Oh, Canada. How to describe Canada? If America was created by a benevolent deity lazing away a free weekend by playing a giant continent-sized edition of The Sims, then Canada is the result of that deity reaching for the cheat codes in frustration when its Sims remained stubbornly unhappy the first time around. The landscape is still clearly North American, pretty much, albeit with fewer billboards (and, delightfully, billboards which still make archaic boasts for food with ‘great tasting flavour’ rather than using impetuous upstart spellings like ‘flavor’). The glistening green lawns of suburbia still sprawl across giant infernal grid systems, and even relatively quiet cities like Calgary (sorry) have unapologetically giant skyscrapers. (You don’t get the impression that anyone in North America has ever worried about maintaining the equivalent of ‘nice uninterrupted views of St Paul’s’, or – indeed – written any ‘view management frameworks‘ which run to over 30,000 words.)

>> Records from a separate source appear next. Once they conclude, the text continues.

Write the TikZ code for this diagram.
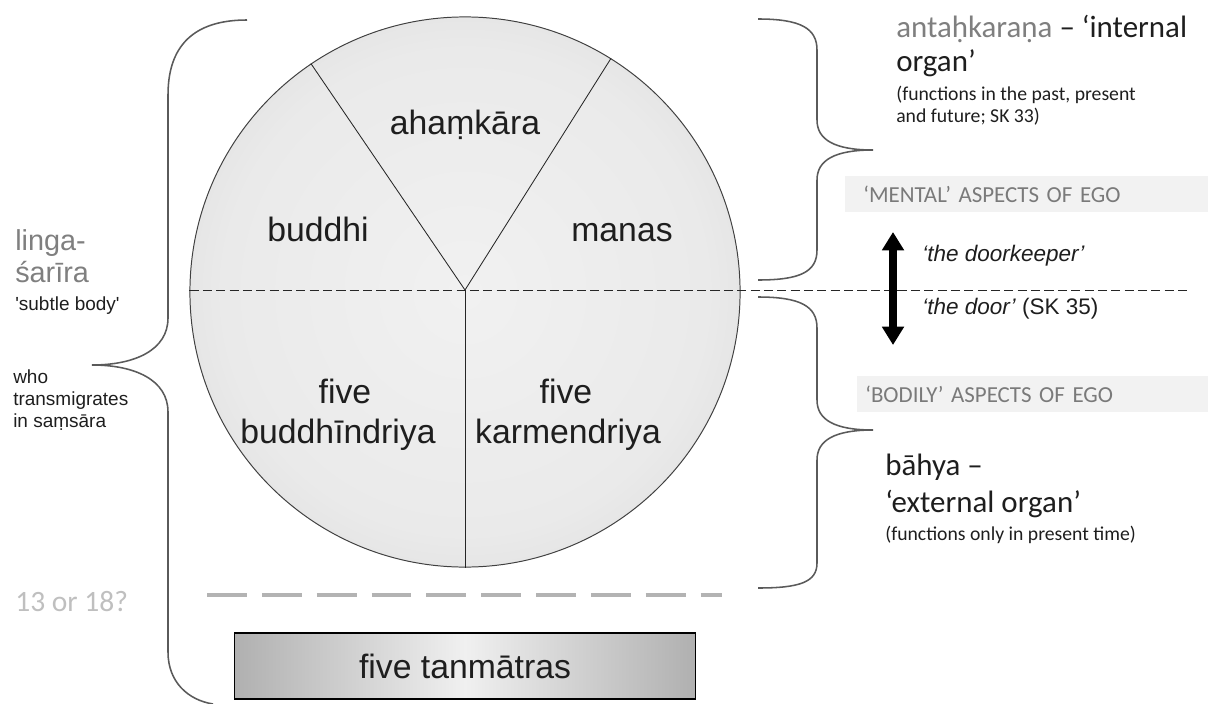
\documentclass[tikz,border=0pt]{standalone}
\usepackage{fontspec}
\setmainfont{Liberation Sans}
\newfontfamily\calfont{Carlito}
\usetikzlibrary{arrows.meta}

\definecolor{darktext}{HTML}{1E1E1E}
\definecolor{headgray}{HTML}{7F7F7F}
\definecolor{capsgray}{HTML}{7A7A7A}
\definecolor{palegray}{HTML}{BFBFBF}
\definecolor{bandgray}{HTML}{F2F2F2}
\definecolor{dashgray}{HTML}{B3B3B3}
\definecolor{bracegray}{HTML}{5A5A5A}
\definecolor{ballin}{HTML}{F1F1F1}
\definecolor{ballsoft}{HTML}{EAEAEA}
\definecolor{ballmid}{HTML}{D6D6D6}
\definecolor{balldeep}{HTML}{BFBFBF}
\definecolor{ballrim}{HTML}{A6A6A6}
\definecolor{boxedge}{HTML}{B0B0B0}
\definecolor{boxmid}{HTML}{F0F0F0}
\pgfdeclareradialshading{ballshade}{\pgfpoint{0bp}{0bp}}{color(0bp)=(ballin); color(22bp)=(ballsoft); color(37bp)=(ballmid); color(46bp)=(balldeep); color(50bp)=(ballrim)}

\begin{document}
\begin{tikzpicture}[x=0.025cm, y=-0.025cm,
    lbl/.style={anchor=base, inner sep=0, text=darktext, font=\fontsize{24}{26}\selectfont},
    txt/.style={anchor=base west, inner sep=0, text=darktext},
    big/.style={txt, font=\calfont\fontsize{22}{24}\selectfont},
    small/.style={txt, font=\calfont\fontsize{14}{16}\selectfont},
    side/.style={txt, font=\fontsize{13.5}{15}\selectfont},
    band/.style={anchor=west, fill=bandgray, minimum height=0.9cm, align=left, text=capsgray, font=\calfont\fontsize{16.3}{18}\selectfont},
    brace/.style={draw=bracegray, line width=1.1pt},
    a/.style={{Triangle[width=15pt,length=13pt]}-{Triangle[width=15pt,length=13pt]}, line width=5pt},
]
\useasboundingbox (0,0) rectangle (1208,703);

\node[circle, minimum size=13.75cm, inner sep=0, draw=black!75, line width=0.7pt, shading=ballshade] (sphere) at (465,292) {};
\coordinate (lineend) at (1187,290);
\draw[black!85, line width=0.7pt, dash pattern=on 6.5pt off 3pt] (sphere.west |- lineend) -- (lineend);
\draw[black!85, line width=0.6pt] (sphere.124) -- (sphere.center |- lineend) -- (sphere.58);
\draw[black!85, line width=0.6pt] (sphere.center |- lineend) -- (sphere.south);

\node[lbl] (ahamkara) at (465,134) {ahaṃkāra};
\node[lbl] (buddhi) at (318,241) {buddhi};
\node[lbl] (manas) at (622,241) {manas};
\node[lbl] (five1) at (345,403) {five};
\node[lbl] (bindriya) at (338,443) {buddhīndriya};
\node[lbl] (five2) at (566,403) {five};
\node[lbl] (kindriya) at (568,443) {karmendriya};

\coordinate (gd1) at (207,595);
\coordinate (gd2) at (722,595);
\draw[dashgray, line width=3.2pt, dash pattern=on 28.4pt off 10.6pt] (gd1) -- (gd2);

\node[draw=black, line width=0.8pt, left color=boxedge, right color=boxedge, middle color=boxmid, minimum width=11.525cm, minimum height=1.65cm, inner sep=0, text=darktext, font=\fontsize{24}{26}\selectfont] (tanm) at (465,666) {five tanmātras};

% braces
\draw[brace] (247,20) .. controls (200,20) and (168,40) .. (168,95) -- (168,318) .. controls (168,350) and (135,365) .. (92,365) .. controls (135,365) and (168,380) .. (168,412) -- (168,652) .. controls (168,682) and (188,700) .. (213,704);
\draw[brace] (758,19) .. controls (800,19) and (817,28) .. (817,50) -- (817,120) .. controls (817,140) and (835,150) .. (873,150) .. controls (835,150) and (817,160) .. (817,180) -- (817,250) .. controls (817,272) and (800,280) .. (758,280);
\draw[brace] (758,297) .. controls (800,297) and (817,306) .. (817,328) -- (817,400) .. controls (817,420) and (835,430) .. (873,430) .. controls (835,430) and (817,440) .. (817,460) -- (817,563) .. controls (817,582) and (800,588) .. (758,588);

\node[txt, text=headgray, font=\fontsize{20.5}{22}\selectfont] (linga) at (15,250) {linga-};
\node[txt, text=headgray, font=\fontsize{20.5}{22}\selectfont] (sarira) at (15,282) {śarīra};
\node[side] (subtle) at (15,310) {\textquotesingle subtle body\textquotesingle};
\node[side] (who) at (13,383) {who};
\node[side] (trans) at (13,405) {transmigrates};
\node[side] (samsara) at (13,427) {in saṃsāra};
\node[txt, text=palegray, font=\calfont\fontsize{21}{23}\selectfont] (q1318) at (15,611) {13 or 18?};

\node[big] (antah) at (896,38) {\textcolor{headgray}{antaḥkaraṇa} – ‘internal};
\node[big] (organ) at (896,72) {organ’};
\node[small] (past) at (896,100) {(functions in the past, present};
\node[small] (future) at (896,122) {and future; SK 33)};

\node[band, inner xsep=0.45cm, text width=8.175cm] (mental) at (845,194) {‘MENTAL’ ASPECTS OF EGO};
\node[band, inner xsep=0.2cm, text width=8.375cm] (bodily) at (857,394) {‘BODILY’ ASPECTS OF EGO};

\coordinate (atop) at (893,232);
\coordinate (abot) at (893,345);
\draw[a] (atop) -- (abot);
\node[txt, font=\fontsize{16}{18}\selectfont] (keeper) at (922,261) {\textit{‘the doorkeeper’}};
\node[txt, font=\fontsize{16}{18}\selectfont] (door) at (922,314) {\textit{‘the door’} (SK 35)};

\node[big] (bahya) at (885,475) {bāhya –};
\node[big] (external) at (885,512) {‘external organ’};
\node[small] (present) at (885,540) {(functions only in present time)};
\end{tikzpicture}
\end{document}
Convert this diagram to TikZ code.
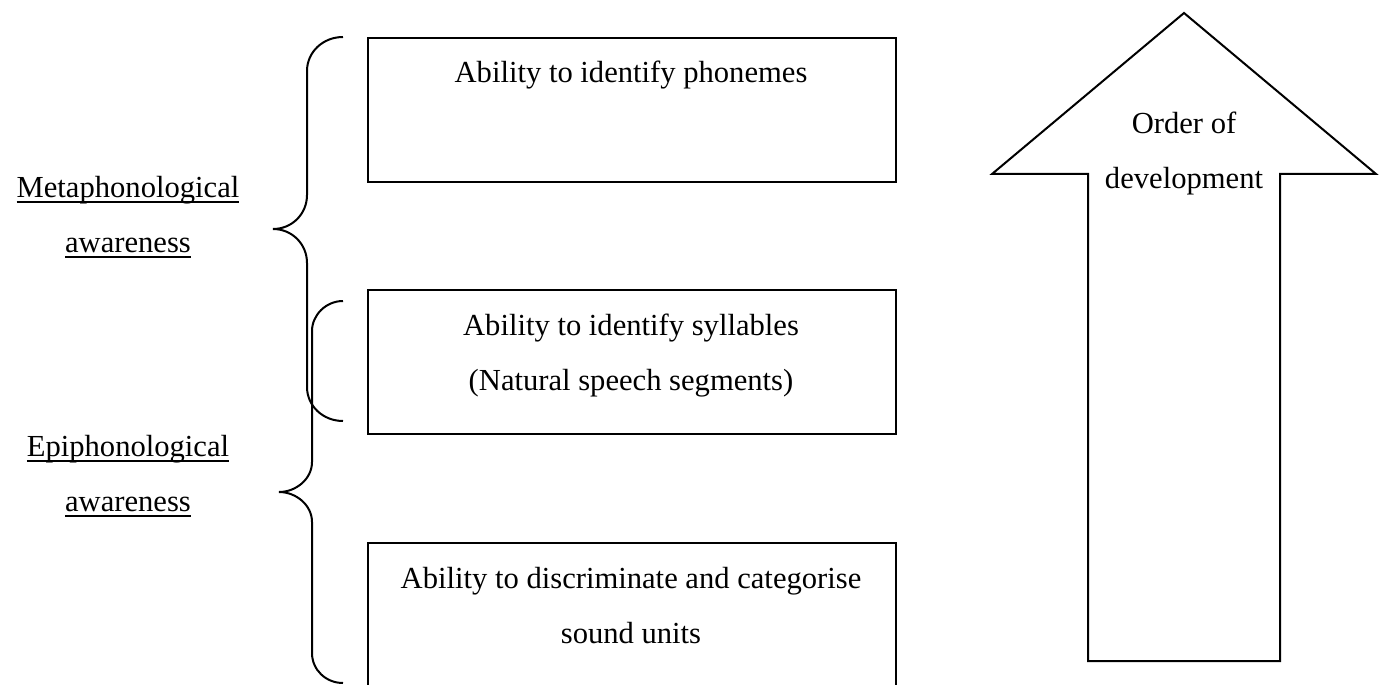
\documentclass[tikz,border=0pt]{standalone}
\usepackage{fontspec}
\setmainfont{Liberation Serif}
\usetikzlibrary{positioning}

\newcommand\uln[1]{\setbox0\hbox{#1}\rlap{\rule[-2.8pt]{\wd0}{0.8pt}}\box0}

\tikzset{
  box/.style={draw, anchor=north west, minimum width=264pt, minimum height=72pt, inner sep=0pt},
  txt/.style={align=center, inner sep=0pt, anchor=base, font=\fontsize{15.3}{27.5}\selectfont},
}

\begin{document}
\begin{tikzpicture}[x=0.5pt, y=-0.5pt, line width=1pt]
    \useasboundingbox (0,0) rectangle (1384,684);

    % boxes
    \node[box] (phon) at (367,37) {};
    \node[box] (syll) at (367,289) {};
    \node[box, minimum height=80pt] (sound) at (367,542) {};

    \node[txt] (phontxt) at (631,83) {Ability to identify phonemes};
    \node[txt] (sylltxt) at (631,390) {Ability to identify syllables\\(Natural speech segments)};
    \node[txt] (soundtxt) at (631,643) {Ability to discriminate and categorise\\sound units};

    % braces
    \draw (343,37) .. controls (323,37) and (307,52) .. (307,71) -- (307,195)
        .. controls (307,214) and (292,229) .. (273,229)
        .. controls (292,229) and (307,244) .. (307,263) -- (307,387)
        .. controls (307,406) and (323,421) .. (343,421);
    \draw (343,301) .. controls (326,301) and (312,315) .. (312,331) -- (312,462)
        .. controls (312,479) and (296,492) .. (279,492)
        .. controls (296,492) and (312,505) .. (312,522) -- (312,653)
        .. controls (312,670) and (326,683) .. (343,683);

    \node[txt] (meta) at (128,252) {\uln{Metaphonological}\\\uln{awareness}};
    \node[txt] (epi) at (128,511) {\uln{Epiphonological}\\\uln{awareness}};

    % arrow
    \draw (1088,661) -- (1088,174) -- (992,174) -- (1184,13) -- (1376,174)
        -- (1280,174) -- (1280,661) -- cycle;
    \node[txt] (order) at (1184,189) {Order of\\development};
\end{tikzpicture}
\end{document}
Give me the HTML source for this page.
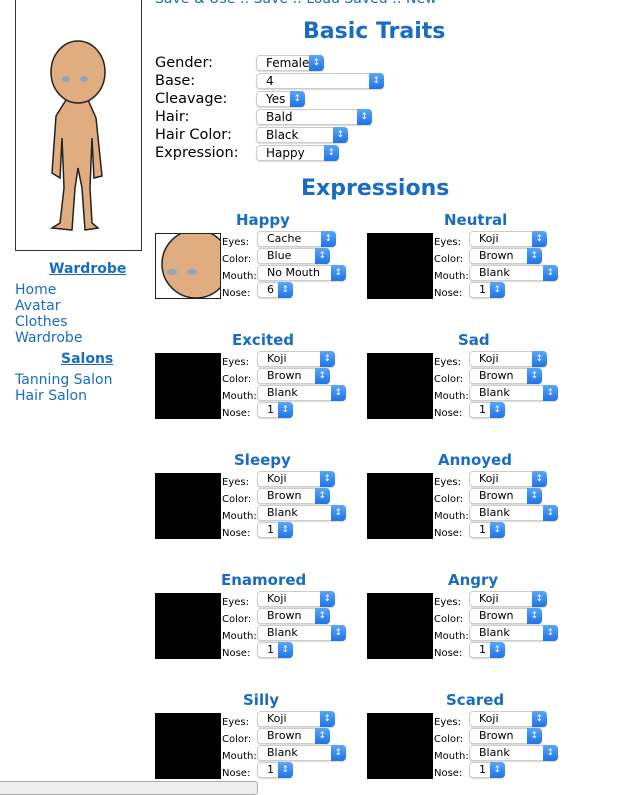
<!DOCTYPE html>
<html><head><meta charset="utf-8"><style>
*{margin:0;padding:0;box-sizing:border-box}
body{width:630px;height:788px;overflow:hidden;background:#fff;position:relative;font-family:"DejaVu Sans","Liberation Sans",sans-serif;color:#000}
.a{position:absolute;white-space:nowrap}
.lk{color:#1a6cc0;font-size:14px}
.h{color:#1a6cc0;font-weight:bold}
.s{position:absolute;height:16px;border:1px solid #ccc;border-radius:4px;background:#fff;font-size:11px;line-height:14px;padding-left:9px;box-shadow:0 1px 1px rgba(0,0,0,.15)}
.s::after{content:"";position:absolute;right:-1px;top:-1px;width:15px;height:16px;border-radius:0 4px 4px 0;background:linear-gradient(#5aa6f8,#1f73e6)}
.s::before{content:"\2195";position:absolute;right:3px;top:0px;color:#fff;z-index:2;font-size:9px}
.tl{position:absolute;font-size:14.5px}
.el{position:absolute;font-size:10px}
.img{position:absolute;width:66px;height:66px;background:#000}
</style></head><body>
<div class="a lk" style="left:155px;top:-9px">Save &amp; Use :: Save :: Load Saved :: New</div>
<div style="position:absolute;left:15px;top:-2px;width:127px;height:253px;border:1px solid #333"></div>
<svg class="a" style="left:30px;top:38px" width="90" height="195" viewBox="0 0 90 195">
<g fill="#e0ad80" stroke="#222" stroke-width="1.5">
<path d="M36 62 L26 78 L22 135 L30 140 L32 100 L34 150 L30 185 L22 190 L42 192 L45 150 L48 130 L52 150 L55 192 L68 190 L62 185 L60 150 L62 100 L64 140 L72 138 L66 80 L58 62 Z"/>
<ellipse cx="48" cy="34" rx="27" ry="31"/>
</g>
<ellipse cx="36" cy="41" rx="4" ry="3" fill="#8fa6c0"/><ellipse cx="54" cy="41" rx="4" ry="3" fill="#8fa6c0"/>
</svg>
<div class="a h" style="left:49px;top:261px;font-size:14px;text-decoration:underline">Wardrobe</div>
<div class="a lk" style="left:15px;top:282px;line-height:16px">Home<br>Avatar<br>Clothes<br>Wardrobe</div>
<div class="a h" style="left:61px;top:351px;font-size:14px;text-decoration:underline">Salons</div>
<div class="a lk" style="left:15px;top:372px;line-height:16px">Tanning Salon<br>Hair Salon</div>

<div class="a h" style="left:303px;top:19px;font-size:22px">Basic Traits</div>
<div class="tl" style="left:155px;top:54px;line-height:18px">Gender:<br>Base:<br>Cleavage:<br>Hair:<br>Hair Color:<br>Expression:</div>
<div class="s" style="left:256px;top:55px;width:68px;font-size:12px">Female</div>
<div class="s" style="left:256px;top:73px;width:128px;font-size:12px">4</div>
<div class="s" style="left:256px;top:91px;width:49px;font-size:12px">Yes</div>
<div class="s" style="left:256px;top:109px;width:116px;font-size:12px">Bald</div>
<div class="s" style="left:256px;top:127px;width:92px;font-size:12px">Black</div>
<div class="s" style="left:256px;top:145px;width:83px;font-size:12px">Happy</div>

<div class="a h" style="left:301px;top:176px;font-size:22px">Expressions</div>

<!-- Happy -->
<div class="a h" style="left:236px;top:211px;font-size:15px">Happy</div>
<div style="position:absolute;left:155px;top:233px;width:66px;height:66px;border:1px solid #222;background:#fff;overflow:hidden"><svg width="66" height="66"><ellipse cx="40" cy="30" rx="34" ry="34" fill="#e0ad80" stroke="#222" stroke-width="1.5"/><ellipse cx="16" cy="38" rx="5" ry="3" fill="#8fa6c0"/><ellipse cx="36" cy="38" rx="5" ry="3" fill="#8fa6c0"/></svg></div>
<div class="el" style="left:222px;top:237px">Eyes:</div><div class="el" style="left:222px;top:254px">Color:</div><div class="el" style="left:222px;top:271px">Mouth:</div><div class="el" style="left:222px;top:288px">Nose:</div>
<div class="s" style="left:257px;top:231px;width:79px">Cache</div><div class="s" style="left:257px;top:248px;width:73px">Blue</div><div class="s" style="left:257px;top:265px;width:89px">No Mouth</div><div class="s" style="left:257px;top:282px;width:36px">6</div>

<!-- Neutral -->
<div class="a h" style="left:444px;top:211px;font-size:15px">Neutral</div>
<div class="img" style="left:367px;top:233px"></div>
<div class="el" style="left:434px;top:237px">Eyes:</div><div class="el" style="left:434px;top:254px">Color:</div><div class="el" style="left:434px;top:271px">Mouth:</div><div class="el" style="left:434px;top:288px">Nose:</div>
<div class="s" style="left:469px;top:231px;width:78px">Koji</div><div class="s" style="left:469px;top:248px;width:73px">Brown</div><div class="s" style="left:469px;top:265px;width:89px">Blank</div><div class="s" style="left:469px;top:282px;width:36px">1</div>

<!-- row 2 -->
<div class="a h" style="left:232px;top:331px;font-size:15px">Excited</div>
<div class="img" style="left:155px;top:353px"></div>
<div class="el" style="left:222px;top:357px">Eyes:</div><div class="el" style="left:222px;top:374px">Color:</div><div class="el" style="left:222px;top:391px">Mouth:</div><div class="el" style="left:222px;top:408px">Nose:</div>
<div class="s" style="left:257px;top:351px;width:78px">Koji</div><div class="s" style="left:257px;top:368px;width:73px">Brown</div><div class="s" style="left:257px;top:385px;width:89px">Blank</div><div class="s" style="left:257px;top:402px;width:36px">1</div>
<div class="a h" style="left:458px;top:331px;font-size:15px">Sad</div>
<div class="img" style="left:367px;top:353px"></div>
<div class="el" style="left:434px;top:357px">Eyes:</div><div class="el" style="left:434px;top:374px">Color:</div><div class="el" style="left:434px;top:391px">Mouth:</div><div class="el" style="left:434px;top:408px">Nose:</div>
<div class="s" style="left:469px;top:351px;width:78px">Koji</div><div class="s" style="left:469px;top:368px;width:73px">Brown</div><div class="s" style="left:469px;top:385px;width:89px">Blank</div><div class="s" style="left:469px;top:402px;width:36px">1</div>

<!-- row 3 -->
<div class="a h" style="left:234px;top:451px;font-size:15px">Sleepy</div>
<div class="img" style="left:155px;top:473px"></div>
<div class="el" style="left:222px;top:477px">Eyes:</div><div class="el" style="left:222px;top:494px">Color:</div><div class="el" style="left:222px;top:511px">Mouth:</div><div class="el" style="left:222px;top:528px">Nose:</div>
<div class="s" style="left:257px;top:471px;width:78px">Koji</div><div class="s" style="left:257px;top:488px;width:73px">Brown</div><div class="s" style="left:257px;top:505px;width:89px">Blank</div><div class="s" style="left:257px;top:522px;width:36px">1</div>
<div class="a h" style="left:438px;top:451px;font-size:15px">Annoyed</div>
<div class="img" style="left:367px;top:473px"></div>
<div class="el" style="left:434px;top:477px">Eyes:</div><div class="el" style="left:434px;top:494px">Color:</div><div class="el" style="left:434px;top:511px">Mouth:</div><div class="el" style="left:434px;top:528px">Nose:</div>
<div class="s" style="left:469px;top:471px;width:78px">Koji</div><div class="s" style="left:469px;top:488px;width:73px">Brown</div><div class="s" style="left:469px;top:505px;width:89px">Blank</div><div class="s" style="left:469px;top:522px;width:36px">1</div>

<!-- row 4 -->
<div class="a h" style="left:221px;top:571px;font-size:15px">Enamored</div>
<div class="img" style="left:155px;top:593px"></div>
<div class="el" style="left:222px;top:597px">Eyes:</div><div class="el" style="left:222px;top:614px">Color:</div><div class="el" style="left:222px;top:631px">Mouth:</div><div class="el" style="left:222px;top:648px">Nose:</div>
<div class="s" style="left:257px;top:591px;width:78px">Koji</div><div class="s" style="left:257px;top:608px;width:73px">Brown</div><div class="s" style="left:257px;top:625px;width:89px">Blank</div><div class="s" style="left:257px;top:642px;width:36px">1</div>
<div class="a h" style="left:448px;top:571px;font-size:15px">Angry</div>
<div class="img" style="left:367px;top:593px"></div>
<div class="el" style="left:434px;top:597px">Eyes:</div><div class="el" style="left:434px;top:614px">Color:</div><div class="el" style="left:434px;top:631px">Mouth:</div><div class="el" style="left:434px;top:648px">Nose:</div>
<div class="s" style="left:469px;top:591px;width:78px">Koji</div><div class="s" style="left:469px;top:608px;width:73px">Brown</div><div class="s" style="left:469px;top:625px;width:89px">Blank</div><div class="s" style="left:469px;top:642px;width:36px">1</div>

<!-- row 5 -->
<div class="a h" style="left:243px;top:691px;font-size:15px">Silly</div>
<div class="img" style="left:155px;top:713px"></div>
<div class="el" style="left:222px;top:717px">Eyes:</div><div class="el" style="left:222px;top:734px">Color:</div><div class="el" style="left:222px;top:751px">Mouth:</div><div class="el" style="left:222px;top:768px">Nose:</div>
<div class="s" style="left:257px;top:711px;width:78px">Koji</div><div class="s" style="left:257px;top:728px;width:73px">Brown</div><div class="s" style="left:257px;top:745px;width:89px">Blank</div><div class="s" style="left:257px;top:762px;width:36px">1</div>
<div class="a h" style="left:446px;top:691px;font-size:15px">Scared</div>
<div class="img" style="left:367px;top:713px"></div>
<div class="el" style="left:434px;top:717px">Eyes:</div><div class="el" style="left:434px;top:734px">Color:</div><div class="el" style="left:434px;top:751px">Mouth:</div><div class="el" style="left:434px;top:768px">Nose:</div>
<div class="s" style="left:469px;top:711px;width:78px">Koji</div><div class="s" style="left:469px;top:728px;width:73px">Brown</div><div class="s" style="left:469px;top:745px;width:89px">Blank</div><div class="s" style="left:469px;top:762px;width:36px">1</div>

<div style="position:absolute;left:-4px;top:781px;width:262px;height:14px;border:1px solid #aaa;border-radius:3px;background:#eee"></div>
</body></html>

But, at least on this trip, Canadians did a good job of living up to their reputation as the more chilled-out and at-peace Americans. Little things. Smiling faces. Teenagers unironically saying ‘dang it!’ after missing the bus. Cars which stop for you to cross the road. “What’s the national mood like in Canada at the moment?” I asked one of our hosts. “Well, you might remember we had some pretty bad floods here recently…” he replied. (I didn’t, of course, but tried to mumble sombrely and sympathetically.) “Yeah, they really helped bring everyone together to rebuild. It was really nice.”
And that, ladies and gentlemen, is Canada.
Of course, most of this trip was spent with Canadian trees rather than Canadian humans, and of this there are plenty of highlights: hiking up a mountain for the sake of a teashop at the top, lying in a tent looking up at the stars, being disabused of the notion that bearspray is just a joke product, morning cups of tea, evening cups of gin, and deciding that “because it’s cold” is certainly no reason to avoid swimming in a beautiful lake between the mountains. Blissful.
And one sadder note: we also visited a glacier which Michele remembered from a family trip a mere ten years ago, only to find that it’s almost gone. We were able to stand on ground which had once been ice under the Bush presidency, and by the time of Obama is now earth and stone. Soon it will all be gone. Even if you don’t know what it all means (so what’s the impact of losing this glacier?) it’s a sobering demonstration of just how quickly the grand, awe-inspiring structures of the natural world around us can change and disappear.
P.S. Oh, and I legitimately used a sonic screwdriver toy in lieu of a flashlight. Because I am cool.
If you’re "lying in a tent looking up at the stars" you may have set it up wrong…
You could see the outside from within!